O totem do teatro de vanguarda brasileiro, Zé Celso Martinez Correa, era a atração principal de uma festa em comemoração aos 108 anos do Teatro Alberto Maranhão. Quando desceu de seu táxi, Zé Celso sequer notou o homem-elefante performado pelo artista Enio Cavalcanti. O performer, vestido com uma bandeira do Rio Grande do Norte e uma cabeça de elefante feita de papelão, depois de 24 horas sem comer, prostrou-se em frente ao TAM, entregando um conto-manifesto escrito por ele mesmo em crítica à situação da vida cultural da cidade. Não obstante a força de sua presença, permaneceu meio anônimo por toda a noite. Já dentro do teatro, os sorrisos bêbados da pulsação orgiástica emanada do corpo do renomado filho de Baco e a devoção estampada na face do público.
Zé Celso é conhecido por seu trabalho no Teatro Oficina, iniciado nos anos 60; por sua apropriação das idéias antropofágicas lançadas por Oswald de Andrade; e pelo caráter carnavalizado de seu trabalho. Em sua “palestra”, no TAM, falou sobre tudo isso e mais. O teatrólogo aproveitou seu espaço para fazer críticas à Presidenta Dilma Roussef, acusando-a de reduzir a multiplicidade brasileira a um regime tecnocrático de saber. Para ele, a cultura deve ser a preocupação central de um presidente, porque é nesse nível em que a sociedade tende a movimentar-se. Mas não se trata de compreender a noção de “cultura” somente como um regime de produção e difusão artística, mas em sentido amplo: cultura como aquilo que comemos, sentimos, da forma como vemos o mundo e agimos nele.
É próprio da comunicação de Zé Celso sair dos moldes da palestra, constituir em tom de bate-papo uma zona de intimidade, altamente contaminada pela energia que seu corpo dissemina. O artista, a fim de remexer na passividade da platéia, produziu um cortejo de alegria carnavalesca que nos tirou praticamente a todos de nossas poltronas, lançando-nos à ação festiva num espaço desprendido de suas amarras. Pode-se dizer, no limite, que o que o papa do Teatro Oficina cria é um ambiente livre, onde os fluxos de energia podem correr corpo a corpo. No entanto, paradoxalmente, como um maestro a orquestrar as posturas de sua platéia, por vezes, ele atira: “Você, descruze os braços para não interditar o trânsito de energia!” Ora, parece-me que essa orquestração vai à contramão daquilo que ele propõe – um teatro onde a energia corra de maneira horizontal. Não será esse dedo-diretor de Zé Celso uma forma verticalizada de gerir a energia? Será que, nesse rompimento com a fluidez do ambiente, ele não limita, justamente quando propõe o além-limite?
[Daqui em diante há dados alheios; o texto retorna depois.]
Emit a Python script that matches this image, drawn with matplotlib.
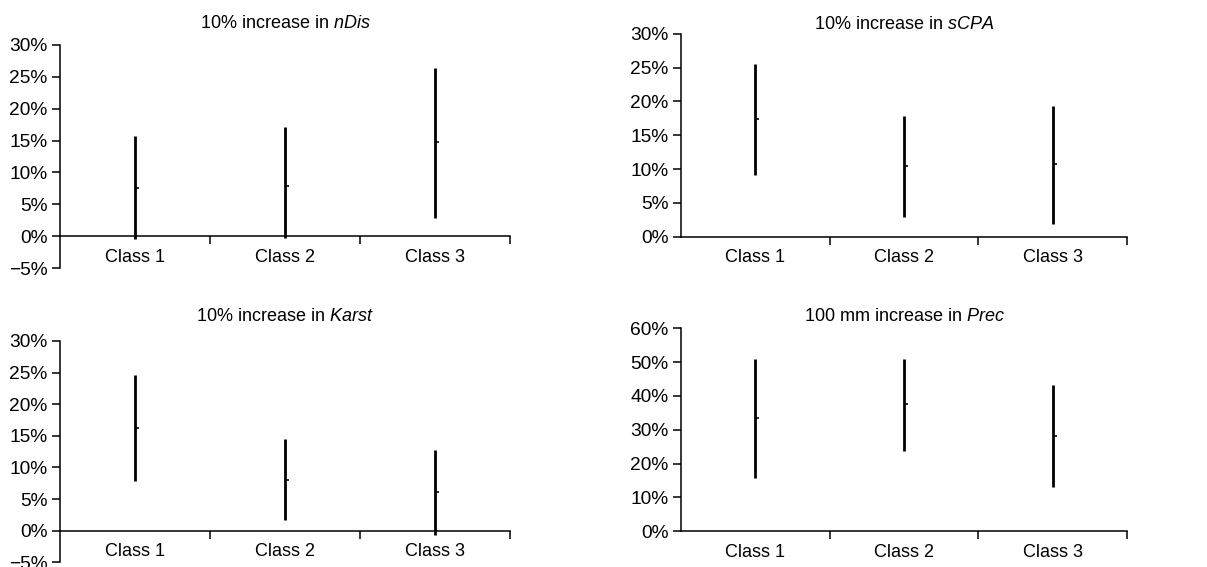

Para além disso, Zé Celso é um panfletário do fim da Idade Mídia – esse período de controle sutil, apropriação biopolítica dos corpos e valoração hipócrita da vida. Num chamamento profano do pós-mundo, Zé Celso bebe vinho, suscita um teatro pós-disciplinar (ele chega a comparar o palco italiano ao altar de um padre) e nos convida a um retorno abissal ao rito de origem do teatro. Nesse ponto, devo falar sobre essa idéia de origem de modo a pensá-la de forma um pouco distinta da que estamos acostumados. A origem das coisas é, antes, um estado de indeterminação, uma prenhês permanente, em que nada ainda é e o que há é uma multiplicidade de possíveis. É nesse estado em que Zé Celso – o antropófago (aquele que tem fome de tudo o que não é) – nos deixa, nesse lugar em que tabu e totem indefinem suas bordas, onde não há mundo, há mundos.